Section 377: Homosexuality is no longer a crime in India, Supreme Court in today's verdict

New Delhi: 

The historic Supreme Court judgment sweeping out the British-era ban on gay rights, cheered by millions across the country, has been greeted with silence by most mainstream political parties. The ruling BJP remained silent as its ideological mentor, the Rashtriya Swayamsevak Sangh, expressed its disapproval. The other NDA parties and all of opposition, barring the Congress, also are yet to react.

The RSS, which has traditionally frowned upon homosexuality, today said it agreed with the top court that it was not a crime, but did not support "this kind of relationship".

The Congress greeted the order with a tweet:

Later in the evening, AAP said it was "happy with the verdict".

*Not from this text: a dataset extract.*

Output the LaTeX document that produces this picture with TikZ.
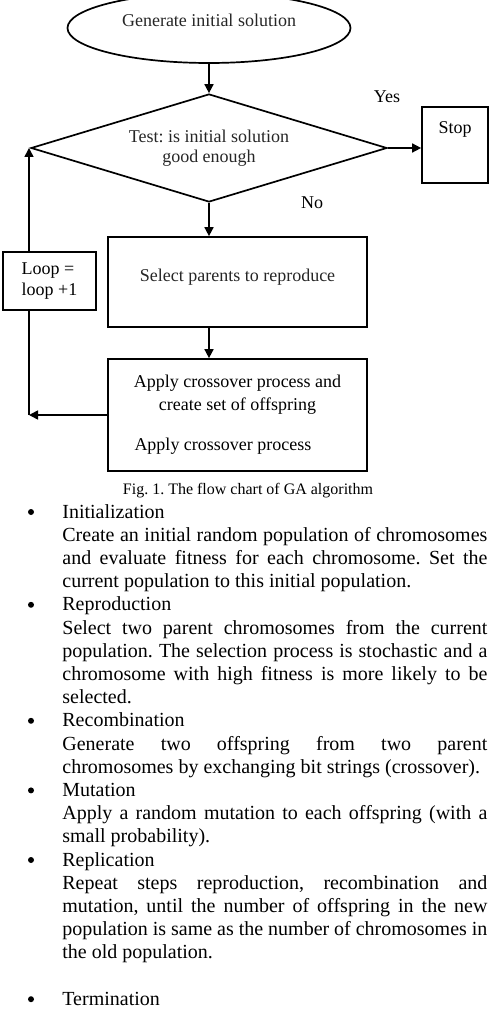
\documentclass[tikz,border=0pt]{standalone}
\usepackage{fontspec}
\setmainfont{Liberation Serif}
\usetikzlibrary{positioning,arrows.meta,shapes.geometric}
\frenchspacing

\begin{document}
\begin{tikzpicture}[
  x=0.5pt, y=-0.5pt,
  box/.style={rectangle, draw=black, line width=0.85pt, inner sep=2pt, align=center,
              font=\fontsize{9}{11.5}\selectfont},
  arrow/.style={-{Triangle[length=4.5pt,width=4.5pt]}, line width=0.8pt},
  note/.style={font=\fontsize{9}{11}\selectfont},
  para/.style={anchor=base west, inner sep=0pt, text width=212.5pt, align=justify,
               font=\fontsize{10}{11.6}\selectfont},
  bulletmark/.style={circle, fill=black, inner sep=0pt, minimum size=3pt}
]
\useasboundingbox (0,0) rectangle (491,1010);

% Flow chart
\node[box, ellipse, minimum width=141.5pt, minimum height=35pt, text depth=8pt, text=black!85] (start) at (209,28) {Generate initial solution};
\node[box, diamond, aspect=3.3, inner sep=0pt, minimum width=178pt, minimum height=54pt,
      font=\fontsize{9}{10}\selectfont, text=black!85] (test) at (209,148) {Test: is initial solution\\good enough};
\node[box, minimum width=33pt, minimum height=38pt, text depth=17pt] (stop) at (455,145) {Stop};
\node[box, minimum width=129.5pt, minimum height=45pt, text depth=7pt, text=black!85] (select) at (237.5,282) {Select parents to reproduce};
\node[box, minimum width=129.5pt, minimum height=56pt] (apply) at (237.5,415)
  {Apply crossover process and\\create set of offspring\\[8.5pt]\makebox[103pt][l]{Apply crossover process}};
\node[box, minimum width=46.5pt, minimum height=29pt, align=left, font=\fontsize{9}{10.5}\selectfont] (loop) at (49.5,281) {Loop =\\loop +1};
\coordinate (back) at (29,415);

% Branch labels
\node[note] (yes) at (387,97) {Yes};
\node[note] (no) at (312,203) {No};

% Arrows
\draw[arrow] (start) -- (test);
\draw[arrow] (test.east) -- (test.east -| stop.west);
\draw[arrow] (test.south) -- (test.south |- select.north);
\draw[arrow] (select.south -| test.south) -- (test.south |- apply.north);
\draw[arrow] (apply.west) -- (back);
\draw[line width=0.8pt] (back) -- (back |- loop.south);
\draw[arrow] (back |- loop.north) -- (back |- test.west);

% Caption
\node[font=\fontsize{8}{9.6}\selectfont] (caption) at (248,491) {Fig. 1. The flow chart of GA algorithm};

% Steps
\node[bulletmark] (b1) at (31,512) {};
\node[para] (init) at (62,518) {Initialization\\
  Create an initial random population of chromosomes\linebreak
  and evaluate fitness for each chromosome. Set the\linebreak
  current population to this initial population.};
\node[bulletmark] (b2) at (31,604.8) {};
\node[para] (repro) at (62,610.8) {Reproduction\\
  Select two parent chromosomes from the current\linebreak
  population. The selection process is stochastic and a\linebreak
  chromosome with high fitness is more likely to be\linebreak
  selected.};
\node[bulletmark] (b3) at (31,720.8) {};
\node[para] (recomb) at (62,726.8) {Recombination\\
  Generate two offspring from two parent\linebreak
  chromosomes by exchanging bit strings (crossover).};
\node[bulletmark] (b4) at (31,790.4) {};
\node[para] (mut) at (62,796.4) {Mutation\\
  Apply a random mutation to each offspring (with a\linebreak
  small probability).};
\node[bulletmark] (b5) at (31,860) {};
\node[para] (repl) at (62,866) {Replication\\
  Repeat steps reproduction, recombination and\linebreak
  mutation, until the number of offspring in the new\linebreak
  population is same as the number of chromosomes in\linebreak
  the old population.};
\node[bulletmark] (b6) at (31,999.2) {};
\node[para] (term) at (62,1005.2) {Termination};
\end{tikzpicture}
\end{document}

Top BJP sources told NDTV that the party was never rigid about the decriminalisation 377 and it was the Congress which had opposed it in the High Court earlier. The reference was to a Delhi High Court judgment that said saying criminalizing gay sex between consenting adults was "unconstitutional". In 2013, the top court had overturned the order following a petition by the UPA government.

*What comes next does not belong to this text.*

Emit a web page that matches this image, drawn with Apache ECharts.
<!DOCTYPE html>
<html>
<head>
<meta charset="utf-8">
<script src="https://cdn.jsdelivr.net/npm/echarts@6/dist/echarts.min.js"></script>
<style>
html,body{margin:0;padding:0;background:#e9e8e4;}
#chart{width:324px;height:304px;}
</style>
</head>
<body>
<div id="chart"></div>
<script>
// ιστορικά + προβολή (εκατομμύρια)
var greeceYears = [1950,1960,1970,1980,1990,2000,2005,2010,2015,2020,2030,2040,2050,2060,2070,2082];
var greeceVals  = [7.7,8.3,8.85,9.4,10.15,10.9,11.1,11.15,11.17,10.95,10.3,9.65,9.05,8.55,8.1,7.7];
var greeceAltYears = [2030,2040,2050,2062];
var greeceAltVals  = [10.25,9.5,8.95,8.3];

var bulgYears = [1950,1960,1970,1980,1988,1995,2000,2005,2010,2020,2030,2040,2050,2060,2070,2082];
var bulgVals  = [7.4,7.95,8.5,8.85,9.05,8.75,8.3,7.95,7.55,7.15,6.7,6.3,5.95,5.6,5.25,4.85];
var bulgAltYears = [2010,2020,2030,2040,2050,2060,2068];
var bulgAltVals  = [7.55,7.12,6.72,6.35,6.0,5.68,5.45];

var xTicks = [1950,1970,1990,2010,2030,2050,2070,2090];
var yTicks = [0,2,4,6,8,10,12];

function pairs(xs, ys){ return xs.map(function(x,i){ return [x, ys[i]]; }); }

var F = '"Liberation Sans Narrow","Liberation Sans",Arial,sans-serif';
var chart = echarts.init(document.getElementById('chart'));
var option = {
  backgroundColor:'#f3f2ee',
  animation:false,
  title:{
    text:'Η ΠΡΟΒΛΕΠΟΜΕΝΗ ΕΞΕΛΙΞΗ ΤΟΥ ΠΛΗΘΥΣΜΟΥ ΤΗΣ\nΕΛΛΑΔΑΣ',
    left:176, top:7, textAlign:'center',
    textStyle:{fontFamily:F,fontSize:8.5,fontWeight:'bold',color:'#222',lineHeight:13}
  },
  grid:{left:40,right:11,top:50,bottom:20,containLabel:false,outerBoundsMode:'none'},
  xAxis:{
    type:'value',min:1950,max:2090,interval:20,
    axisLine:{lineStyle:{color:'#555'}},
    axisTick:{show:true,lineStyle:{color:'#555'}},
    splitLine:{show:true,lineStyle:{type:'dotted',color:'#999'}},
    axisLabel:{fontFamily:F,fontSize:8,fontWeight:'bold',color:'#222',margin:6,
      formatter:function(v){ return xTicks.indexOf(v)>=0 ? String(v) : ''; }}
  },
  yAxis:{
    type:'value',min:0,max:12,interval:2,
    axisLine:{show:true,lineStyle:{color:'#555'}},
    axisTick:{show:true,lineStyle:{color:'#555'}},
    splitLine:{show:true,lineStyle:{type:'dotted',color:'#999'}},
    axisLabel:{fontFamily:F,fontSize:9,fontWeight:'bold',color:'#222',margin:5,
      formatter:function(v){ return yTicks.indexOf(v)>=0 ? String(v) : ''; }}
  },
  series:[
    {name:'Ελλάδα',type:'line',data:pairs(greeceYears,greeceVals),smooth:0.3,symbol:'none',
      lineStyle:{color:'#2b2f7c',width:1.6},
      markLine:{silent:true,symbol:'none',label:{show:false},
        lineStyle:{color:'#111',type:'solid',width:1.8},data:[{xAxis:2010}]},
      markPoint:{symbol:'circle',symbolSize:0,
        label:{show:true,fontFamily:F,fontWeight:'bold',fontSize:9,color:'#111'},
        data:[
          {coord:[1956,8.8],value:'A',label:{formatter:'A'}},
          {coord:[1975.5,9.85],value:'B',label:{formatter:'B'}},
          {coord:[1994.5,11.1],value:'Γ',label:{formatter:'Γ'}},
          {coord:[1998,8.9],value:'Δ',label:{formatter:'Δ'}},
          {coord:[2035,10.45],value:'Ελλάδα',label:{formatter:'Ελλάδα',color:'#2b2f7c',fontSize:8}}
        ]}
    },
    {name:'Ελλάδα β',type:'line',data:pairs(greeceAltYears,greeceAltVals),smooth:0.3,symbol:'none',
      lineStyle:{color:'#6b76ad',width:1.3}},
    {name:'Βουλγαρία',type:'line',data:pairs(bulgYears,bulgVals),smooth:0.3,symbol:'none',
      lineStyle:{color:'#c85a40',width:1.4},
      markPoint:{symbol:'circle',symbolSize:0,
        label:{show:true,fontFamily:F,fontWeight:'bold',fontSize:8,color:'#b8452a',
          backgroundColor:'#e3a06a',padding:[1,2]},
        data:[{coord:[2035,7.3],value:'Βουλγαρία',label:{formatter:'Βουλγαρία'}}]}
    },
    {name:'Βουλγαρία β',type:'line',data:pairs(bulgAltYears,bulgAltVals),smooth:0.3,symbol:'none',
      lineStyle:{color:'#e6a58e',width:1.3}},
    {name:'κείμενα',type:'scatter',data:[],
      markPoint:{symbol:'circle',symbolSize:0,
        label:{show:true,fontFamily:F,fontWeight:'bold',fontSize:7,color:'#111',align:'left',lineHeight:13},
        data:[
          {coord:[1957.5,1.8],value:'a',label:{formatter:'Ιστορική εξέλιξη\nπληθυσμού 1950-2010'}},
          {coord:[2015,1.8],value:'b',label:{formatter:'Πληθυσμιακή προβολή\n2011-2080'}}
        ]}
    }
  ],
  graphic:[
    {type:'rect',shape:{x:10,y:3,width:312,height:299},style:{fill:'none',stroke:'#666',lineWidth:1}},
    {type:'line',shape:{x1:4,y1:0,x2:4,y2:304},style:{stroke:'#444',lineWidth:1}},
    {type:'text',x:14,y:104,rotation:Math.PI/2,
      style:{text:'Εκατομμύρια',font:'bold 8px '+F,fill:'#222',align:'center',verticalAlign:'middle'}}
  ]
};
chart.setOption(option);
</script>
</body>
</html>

Over the years, the Centre has consistently opposed any move to scrap Section 377, in view of the sensitivity of the issue. The BJP-led government had maintained strict neutrality, leaving it to the court to take a call on the matter.

One of the judges who gave out separate orders with one unanimous conclusion, however, expressed disappointment with the stance of the government.

In his order, Justice DY Chandrachud said, "We would have appreciated a categorical statement of position by the government, setting out its views on the validity of Section 377".

In 2015, Union minister Arun Jaitely was the first BJP leader to openly support of the Delhi High Court judgment decriminalising homosexuality. He wanted the Supreme Court to review the ruling on Section 377. Mr Jaitely's views were the first big shift in his party's position.

But a section in the BJP has conventional views on the subject and does not want to go public with a reaction.

Today's judgment from a five-judge bench said discrimination on basis of sexuality amounts to a violation of fundamental rights. "Respect for individual choice is the essence of liberty," the top court said, and advised the government to sensitise the police about the rights of the gay community.